Introduction to Pausing and Sentence Stress
What is the real meaning of the following sentences:
A woman, without her man, is nothing. If a woman doesn’t have a man, she is nothing
A woman: without her, man is nothing. A woman says that without her, man is nothing
Don’t stop! Continue__________________________________________
Don’t, stop! Actually stop__________________________________________
He was only pretending to please her. He pretends as if he pleased her
He was only pretending, to please her. He pretend to make her pleased
John, is the man wearing a coat? Someone asks John:”is the man wearing a coat?”
John is the man wearing a coat? Someone asks if John is the man wearing a coat
Guidelines for Thought Groups:
1. Thought groups usually have just one main stress______________________ .
2. The following often indicate that a new thought group is starting:
a) punctuation comma, colon, semi-colon
b) conjunctions and, but, so, …
c) relative pronouns which, that, who
d) new verb phrase / different action
3. When speaking, we normally pause between thought groups.

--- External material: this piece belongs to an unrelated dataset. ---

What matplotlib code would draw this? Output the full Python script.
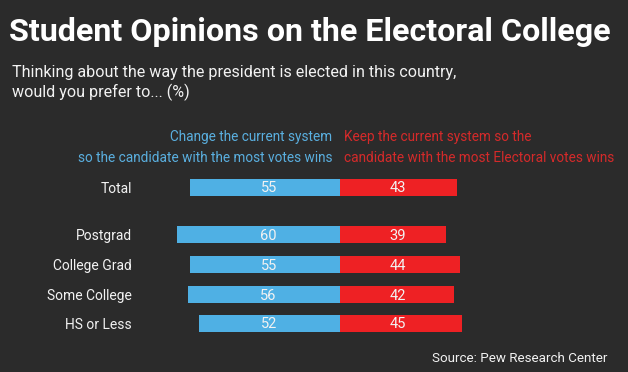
import matplotlib
matplotlib.use("Agg")
import matplotlib.pyplot as plt

categories = ["Total", "Postgrad", "College Grad", "Some College", "HS or Less"]
change_vals = [55, 60, 55, 56, 52]
keep_vals = [43, 39, 44, 42, 45]

BG = "#2b2b2b"
BLUE = "#4fb0e4"
RED = "#ee2124"
BLUE_TXT = "#5aafdf"
RED_TXT = "#d42a2a"
WHITE = "#f2f2f2"
FONT = "Roboto"

W, H = 628, 372
fig = plt.figure(figsize=(W / 100, H / 100), dpi=100, facecolor=BG)

# bar axes: x in percentage units, y in pixel rows
ax = fig.add_axes([0, 0, 1, 1])
ax.set_facecolor(BG)
cx, scale = 340.0, 2.72
ax.set_xlim(-cx / scale, (W - cx) / scale)
ax.set_ylim(H, 0)
ax.axis("off")

row_y = [187.5, 234.5, 264.5, 294.5, 323.5]
bar_h = 17

ax.barh(row_y, [-v for v in change_vals], height=bar_h, color=BLUE, align="center")
ax.barh(row_y, keep_vals, height=bar_h, color=RED, align="center")

blue_lab_x = (268.6 - cx) / scale
red_lab_x = (398 - cx) / scale
label_x = (132 - cx) / scale
for y, cat, c, k in zip(row_y, categories, change_vals, keep_vals):
    ax.text(blue_lab_x, y + 1, str(c), ha="center", va="center", color=WHITE,
            fontsize=10.5, family=FONT)
    ax.text(red_lab_x, y + 1, str(k), ha="center", va="center", color=WHITE,
            fontsize=10.5, family=FONT)
    ax.text(label_x, y + 1.5, cat, ha="right", va="center", color=WHITE,
            fontsize=10, family=FONT)

# text overlay in pixel coordinates
tx = fig.add_axes([0, 0, 1, 1], facecolor="none")
tx.set_xlim(0, W)
tx.set_ylim(H, 0)
tx.axis("off")

tx.text(9, 41, "Student Opinions on the Electoral College", ha="left",
        va="baseline", color="white", fontsize=23.2, fontweight="bold", family=FONT)
tx.text(12, 77, "Thinking about the way the president is elected in this country,",
        ha="left", va="baseline", color=WHITE, fontsize=11.6, family=FONT)
tx.text(12, 97, "would you prefer to... (%)",
        ha="left", va="baseline", color=WHITE, fontsize=11.6, family=FONT)

tx.text(332, 137, "Change the current system", ha="right", va="center",
        color=BLUE_TXT, fontsize=9.8, family=FONT)
tx.text(332, 158, "so the candidate with the most votes wins", ha="right", va="center",
        color=BLUE_TXT, fontsize=9.8, family=FONT)
tx.text(344, 137, "Keep the current system so the", ha="left", va="center",
        color=RED_TXT, fontsize=9.8, family=FONT)
tx.text(344, 158, "candidate with the most Electoral votes wins", ha="left", va="center",
        color=RED_TXT, fontsize=9.8, family=FONT)

tx.text(607, 358, "Source: Pew Research Center", ha="right", va="center",
        color=WHITE, fontsize=9.6, family=FONT)

fig.savefig("out.png", dpi=100, facecolor=BG)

Guidelines for Sentence Stress:
Complete the following sentences by filling in the proper word(s):
1) Stress is normally on the content words : Nouns, Main Verbs, Adjectives,
Adverbs, negative words, qualifiers (quite, very, etc.), question words, names/numbers
2) Stress is rarely on function/grammar words:
prepositions, articles, pronouns, connectors, auxiliary verbs/modals
3) For stressed words: voice is higher, said for a longer time, and sometimes louder
4) Sentence stress is normally on the same syllables as word stress.